If you happen to be someone that did just that, know that we don’t say this to shame you or anyone else. There are very few investors, or even advisors or asset managers with decades of experience, that can honestly say they haven’t made this exact same mistake on their own a handful of times. We simply hope to make it more clear to our clients that they hired blooom for a reason. And in order to do what we do best, we want you to remember we’re here to talk through these things with you in times when you’re doubting your strategy or you’re just feeling uneasy about the market. Know that we always have your back and online access to an advisor is part of your blooom membership.
The eye of the storm?
What we’ve gone through so far this year, along with what recent public health and economic data indicates may lie ahead in the coming months, certainly feels a lot like a category 5 hurricane. In fact, it actually makes a lot of sense to think of this moment we’re in this summer, as the eye of the storm – a somewhat deceptive sense of calm.

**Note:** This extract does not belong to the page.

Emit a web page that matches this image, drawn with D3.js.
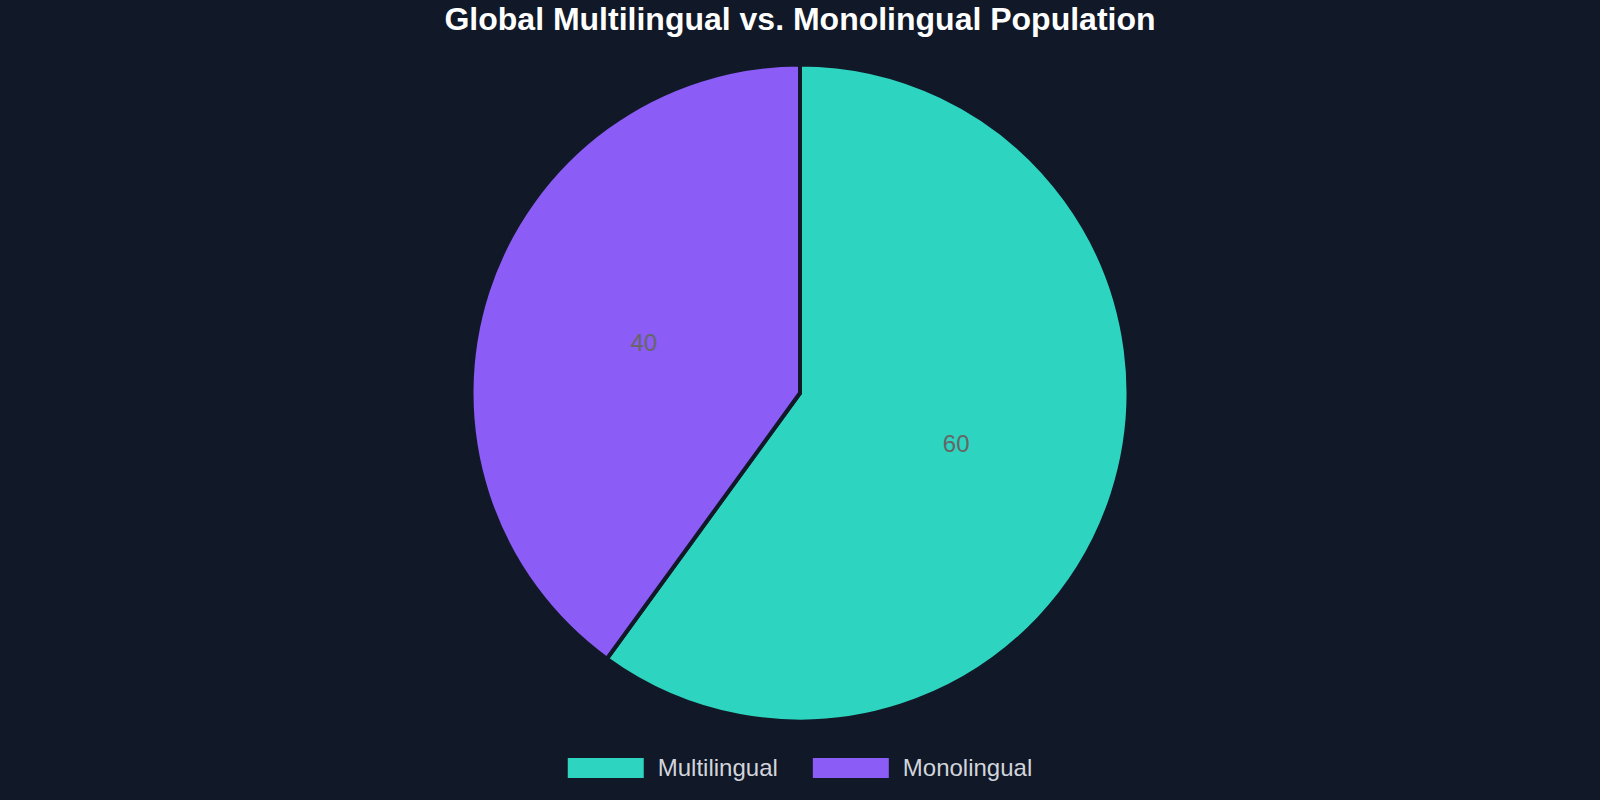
<!DOCTYPE html>
<html>
<head>
<meta charset="utf-8">
<script src="https://cdn.jsdelivr.net/npm/d3@7"></script>
<style>
  html, body { margin: 0; padding: 0; background: #111827; }
  svg { display: block; font-family: "Liberation Sans", Arial, sans-serif; }
</style>
</head>
<body>
<svg id="chart" width="1600" height="800"></svg>
<script>
const categories = ["Multilingual", "Monolingual"];
const values = [60, 40];
const colors = ["#2dd4bf", "#8b5cf6"];

const svg = d3.select("#chart"),
  width = +svg.attr("width"),
  height = +svg.attr("height");

svg.append("rect").attr("width", width).attr("height", height).attr("fill", "#111827");

svg
  .append("text")
  .attr("x", width / 2)
  .attr("y", 30)
  .attr("text-anchor", "middle")
  .attr("fill", "#ffffff")
  .style("font-size", "32px")
  .style("font-weight", "bold")
  .text("Global Multilingual vs. Monolingual Population");

const radius = 328.5;
const g = svg.append("g").attr("transform", `translate(${width / 2},393)`);

const data = categories.map((c, i) => ({ name: c, value: values[i], color: colors[i] }));

const pie = d3.pie().sort(null).value((d) => d.value);
const arc = d3.arc().innerRadius(0).outerRadius(radius);

const slices = g.selectAll("g.slice").data(pie(data)).join("g").attr("class", "slice");

slices
  .append("path")
  .attr("d", arc)
  .attr("fill", (d) => d.data.color)
  .attr("stroke", "#111827")
  .attr("stroke-width", 4);

slices
  .append("text")
  .attr("transform", (d) => `translate(${arc.centroid(d)})`)
  .attr("text-anchor", "middle")
  .attr("dy", "0.35em")
  .attr("fill", "#666666")
  .style("font-size", "24px")
  .text((d) => d.data.value);

// legend
const legend = svg.append("g");
const items = legend
  .selectAll("g")
  .data(data)
  .join("g");

items
  .append("rect")
  .attr("width", 76)
  .attr("height", 20)
  .attr("y", 758)
  .attr("fill", (d) => d.color);

items
  .append("text")
  .attr("x", 90)
  .attr("y", 776)
  .attr("fill", "#d1d5db")
  .style("font-size", "24px")
  .text((d) => d.name);

let x = 0;
const xs = [];
items.each(function () {
  xs.push(x);
  const w = 90 + d3.select(this).select("text").node().getComputedTextLength();
  x += w + 35;
});
const total = x - 35;
const start = width / 2 - total / 2;
items.attr("transform", (d, i) => `translate(${start + xs[i]},0)`);
</script>
</body>
</html>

But what we know about both weather and the stock market forecasts, is that neither is as reliable as we’d hope, when we need or want them to be. The virus seems to be making a comeback and a highly contentious presidential election is just months away.
What’s important as an investor in this particular moment is not your ability to know for certain what lies ahead (not possible), but instead to digest what this market has experienced in recent months and how you either did or didn’t react to it. Take advantage of this relative calm to remind yourself of the “Why?” behind the strategy you have in place and the reason you signed up for a service like blooom. And if you don’t know the answer or you happen to question if it’s the right approach for you, reach out to us for a conversation.
Even the greatest of storms cannot last forever. And there are some things you can only learn in a storm.
The information is provided for discussion purposes only and should not be considered as advice for your investments. Past performance is no guarantee of future results. Please consult an investment advisor before you invest.